Stepping off the bus in January 1965, US Army Private First Class John Nowell, a 22-year-old California native who’d been drafted the year before, immediately knew Seoul wasn’t the place for him. The impoverished city of 3.2 million, with few cars, an abundance of ox-pulled carts, spicy food he didn’t like, and people he couldn’t understand, was, as he described it years later in an interview for 10 Magazine Korea, a “godforsaken” place.
But people and places change, and over 50 years later, he’s still in Korea. It’s his home. John has come to love the country as if it were his own and has made a career out of promoting Korean-American friendship and building partnerships between the US Army and the citizens of Seoul.
Among the many jobs he held during his years in the military, his favorite was serving as the Public Affairs Officer, or PAO, for the US Army. He worked tirelessly in the billet, one that was perfect for him and his outgoing personality, and eventually became known as “Mr. Yongsan,” the unofficial spokesman and face of the American military at USFK (US Forces Korea) Yongsan, a huge Army base, or garrison, located in the heart of Seoul.
Although it is now almost totally closed and its soldiers have been relocated to a new base, Camp Humphreys, UNC and USFK brings back fond memories for John and hundreds of thousands of other US servicemen and women who were stationed there throughout its proud history.

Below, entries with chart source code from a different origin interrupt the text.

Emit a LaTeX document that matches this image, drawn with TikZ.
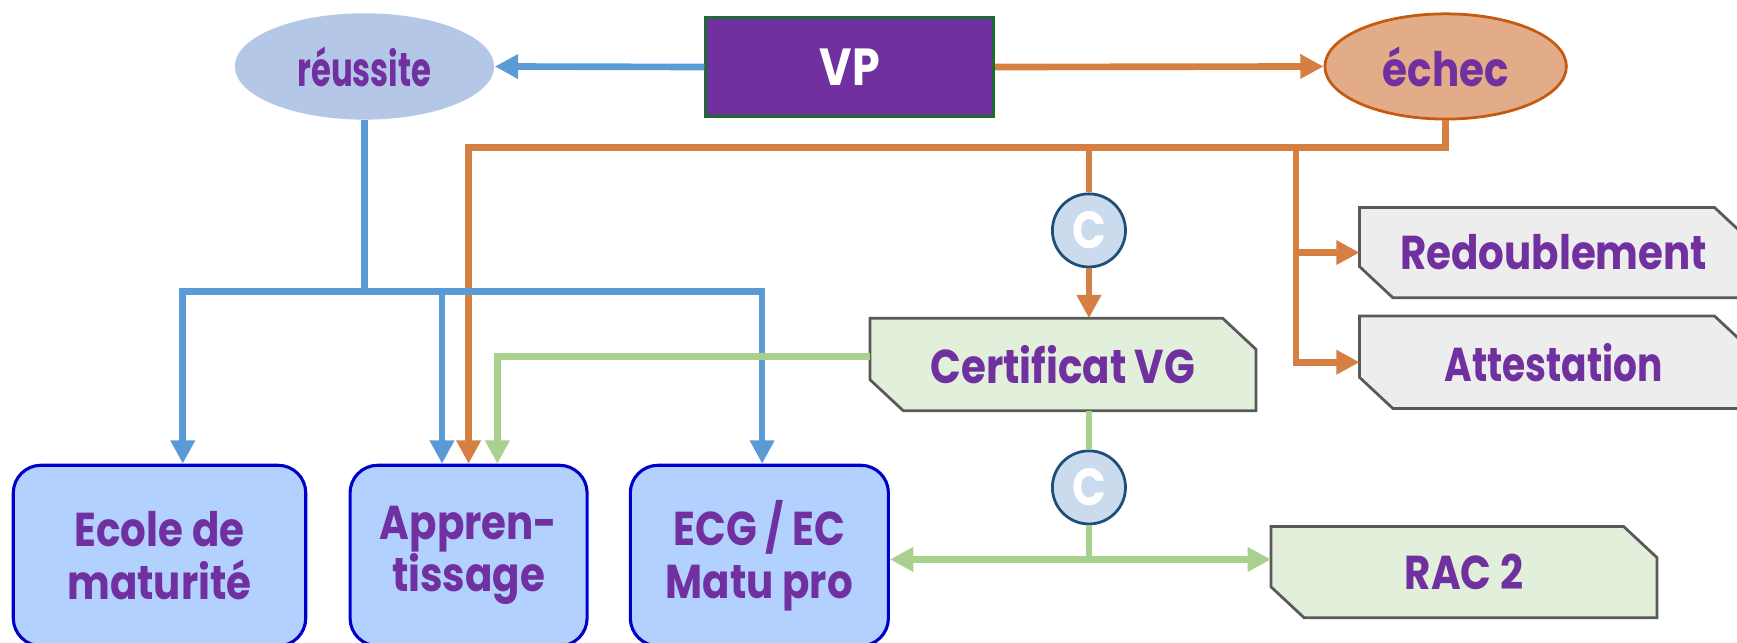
\documentclass[tikz,border=0pt]{standalone}
\usepackage{fontspec}
\setmainfont{Poppins}[FakeStretch=0.85]
\usetikzlibrary{arrows.meta,calc,shapes.geometric}
\definecolor{txt}{HTML}{7030A0}
\definecolor{lblue}{HTML}{5B9BD5}
\definecolor{lorange}{HTML}{D57F43}
\definecolor{lgreen}{HTML}{A9D18E}
\definecolor{reufill}{HTML}{B4C7E7}
\definecolor{echfill}{HTML}{E3AC88}
\definecolor{echdraw}{HTML}{C55A11}
\definecolor{boxfill}{HTML}{B3D1FF}
\definecolor{boxdraw}{HTML}{0000CC}
\definecolor{cfill}{HTML}{CADBED}
\definecolor{cdraw}{HTML}{1F4E79}
\definecolor{gfill}{HTML}{E2EFDA}
\definecolor{grfill}{HTML}{EDEDED}
\definecolor{sdraw}{HTML}{595959}
\definecolor{vpdraw}{HTML}{1D6B2F}
\pgfdeclarelayer{bg}
\pgfsetlayers{bg,main}
\newcommand\sigshape[2]{%
  \begin{pgfonlayer}{bg}
  \path[fill=#2,draw=sdraw,line width=0.25mm,line join=miter]
    (#1.north west) -- ($(#1.north east)+(-30,0)$) -- ($(#1.north east)+(0,28)$)
    -- (#1.south east) -- ($(#1.south west)+(30,0)$) -- ($(#1.south west)+(0,-28)$) -- cycle;
  \end{pgfonlayer}}
\begin{document}
\begin{tikzpicture}[x=0.1mm,y=-0.1mm,
  lbl/.style={font=\fontsize{12.2}{13.5}\selectfont\bfseries,text=txt,align=center},
  ell/.style={ellipse,inner sep=0pt,lbl},
  sbox/.style={rectangle,inner sep=0pt,lbl},
  school/.style={rectangle,rounded corners=2.5mm,fill=boxfill,draw=boxdraw,line width=0.28mm,inner sep=0pt,minimum height=16.3mm,lbl},
  cnode/.style={circle,minimum size=6.6mm,inner sep=0pt,fill=cfill,draw=cdraw,line width=0.25mm,text=white,font=\fontsize{13.4}{14}\selectfont\bfseries},
  conn/.style={line width=0.6mm},
  tip/.style={-{Triangle[length=2.1mm,width=2.1mm]}},
  bl/.style={conn,lblue},
  orl/.style={conn,lorange},
  grl/.style={conn,lgreen}]
\useasboundingbox (0,0) rectangle (1568,580);
% nodes
\node[ell,fill=reufill,minimum width=23.4mm,minimum height=9.6mm] (reu) at (329,60) {\scalebox{0.8}[1]{réussite}};
\node[rectangle,fill=txt,draw=vpdraw,line width=0.25mm,minimum width=26mm,minimum height=8.9mm,inner sep=0pt,text=white,font=\fontsize{13.4}{14}\selectfont\bfseries] (vp) at (767,60.5) {VP};
\node[ell,fill=echfill,draw=echdraw,line width=0.25mm,minimum width=21.8mm,minimum height=9.5mm] (ech) at (1305,60) {échec};
\node[school,minimum width=26.4mm] (ecole) at (144,501.5) {Ecole de\\maturité};
\node[school,minimum width=21.4mm] (app) at (423,501.5) {Appren-\\tissage};
\node[school,minimum width=23.3mm] (ecg) at (685.5,501.5) {ECG / EC\\Matu pro};
\node[cnode] (c1) at (983,208) {C};
\node[cnode] (c2) at (983,440) {C};
\node[sbox,minimum width=34.7mm,minimum height=8.2mm] (cert) at (959.5,329) {Certificat VG};
\node[sbox,minimum width=34.9mm,minimum height=8mm] (red) at (1402.5,228) {Redoublement};
\node[sbox,minimum width=34.9mm,minimum height=8.2mm] (att) at (1402.5,327) {\scalebox{0.93}[1]{Attestation}};
\node[sbox,minimum width=34.7mm,minimum height=8.1mm] (rac) at (1321.5,516.5) {RAC 2};
\sigshape{cert}{gfill}
\sigshape{red}{grfill}
\sigshape{att}{grfill}
\sigshape{rac}{gfill}
% coordinates
\coordinate (oh) at (1305,133);
\coordinate (ov) at (1170,133);
\coordinate (bj) at (329,263);
\coordinate (gj) at (983,505);
% top arrows
\draw[bl,tip] (vp.west) -- (reu.east);
\draw[orl,tip] (vp.east) -- (ech.west);
% orange
\draw[orl,tip] (ech.south) -- (oh) -| (app.north);
\draw[orl] (c1.north |- oh) -- (c1.north);
\draw[orl,tip] (c1.south) -- (c1.south |- cert.north);
\draw[orl,tip] (ov) |- (att.west);
\draw[orl,tip] (ov |- red.west) -- (red.west);
% blue
\draw[bl] (reu.south) -- (bj);
\draw[bl,tip] (bj) -| ($(ecole.north)+(21,0)$);
\draw[bl,tip] (bj) -| ($(app.north)+(-24,0)$);
\draw[bl,tip] (bj) -| ($(ecg.north)+(2.5,0)$);
% green
\draw[grl,tip] ($(cert.west)+(0,-7)$) -| ($(app.north)+(26,0)$);
\draw[grl] (c2.north |- cert.south) -- (c2.north);
\draw[grl] (c2.south) -- (gj);
\draw[grl,{Triangle[length=2.1mm,width=2.1mm]}-{Triangle[length=2.1mm,width=2.1mm]}] (ecg.east |- gj) -- (rac.west |- gj);
\end{tikzpicture}
\end{document}
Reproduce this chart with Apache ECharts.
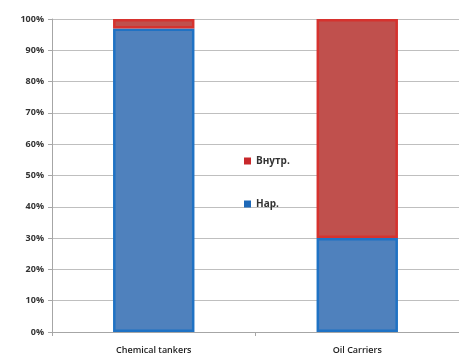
<!DOCTYPE html>
<html><head><meta charset="utf-8">
<script src="https://cdn.jsdelivr.net/npm/echarts@6/dist/echarts.min.js"></script>
<style>html,body{margin:0;padding:0;background:#fff}#c{width:459px;height:357px}</style>
</head><body><div id="c"></div>
<script>
const categories = ['Chemical tankers', 'Oil Carriers'];
const narValues = [97, 30];
const vnutrValues = [3, 70];
const yTicks = ['0%','10%','20%','30%','40%','50%','60%','70%','80%','90%','100%'];

const chart = echarts.init(document.getElementById('c'));
chart.setOption({
  animation: false,
  backgroundColor: '#fff',
  grid: { left: 52, right: 0, top: 19, bottom: 25 },
  legend: {
    orient: 'vertical', left: 239, top: 151,
    itemWidth: 7, itemHeight: 7, itemGap: 33,
    icon: 'rect',
    itemStyle: { borderWidth: 0 },
    data: [
      { name: 'Внутр.', itemStyle: { color: '#c8282b', borderWidth: 0 } },
      { name: 'Нар.', itemStyle: { color: '#1d68b8', borderWidth: 0 } }
    ],
    textStyle: { fontFamily: 'Open Sans', fontSize: 10, fontWeight: 'bold', color: '#333' }
  },
  xAxis: {
    type: 'category', data: categories,
    axisLine: { lineStyle: { color: '#a6a6a6' } },
    axisTick: { show: true, alignWithLabel: false, length: 4, lineStyle: { color: '#a6a6a6' } },
    axisLabel: { fontFamily: 'Open Sans', fontSize: 9, fontWeight: 600, color: '#222', margin: 14 }
  },
  yAxis: {
    type: 'value', min: 0, max: 100, interval: 10,
    axisLine: { show: true, lineStyle: { color: '#a6a6a6' } },
    axisTick: { show: true, length: 4, lineStyle: { color: '#a6a6a6' } },
    splitLine: { lineStyle: { color: '#bfbfbf' } },
    axisLabel: { fontFamily: 'Open Sans', fontSize: 9, fontWeight: 'bold', color: '#333', margin: 8,
      formatter: v => yTicks[Math.round(v / 10)] }
  },
  series: [
    { name: 'Нар.', type: 'bar', stack: 's', data: narValues, barWidth: '40%',
      itemStyle: { color: '#4f81bd', borderColor: '#1f72c4', borderWidth: 2.5 } },
    { name: 'Внутр.', type: 'bar', stack: 's', data: vnutrValues, barWidth: '40%',
      itemStyle: { color: '#c0504d', borderColor: '#d6322e', borderWidth: 2.5 } }
  ]
});
</script></body></html>
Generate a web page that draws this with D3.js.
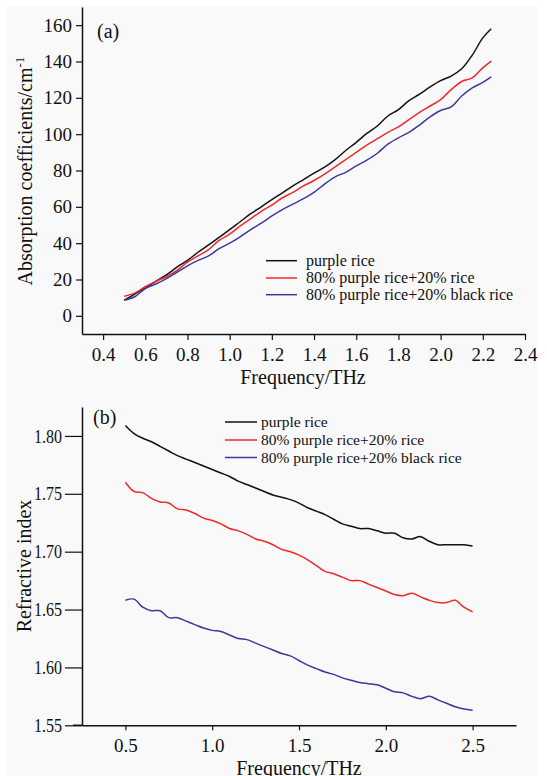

John Nowell is the type of guy who’s never met a stranger. He’s always willing to help – I know firsthand how much he’s done for me and countless others in Seoul – and is a likeable and enthusiastic “ball of energy,” the perfect person to represent the US military overseas. He’s a true American diplomat who loves his job.
From serving at Yongsan and volunteering with People to People International (PTPI) and numerous other non-profit organizations, to promoting Korean businesses and cultural events, Mr. Nowell has made a significant and lasting impact on his adopted country. And although he turns 76 today, he’s not slowing down.
He recently joined the Yongsan Legacy Project (YSL). Founded by husband and wife team Daniel Oh and Coco Cugat, the non-profit works to “preserve the invaluable treasures of Yongsan Garrison.” Members of the organization are now busy collecting and sharing “historical facts and personal stories and memories of people who served and lived on the site.” It’s an honorable and worthy undertaking. For most Americans who served in the ROK, Yongsan Garrison was an integral part of their Korean experience, and it will soon be gone, transformed into the largest urban park in Seoul.
In the words of Bob Dylan, the times they are a changin,’ and John Nowell, having watched Seoul evolve into one of the great capitals of the world, knows about change. He’s seen it all.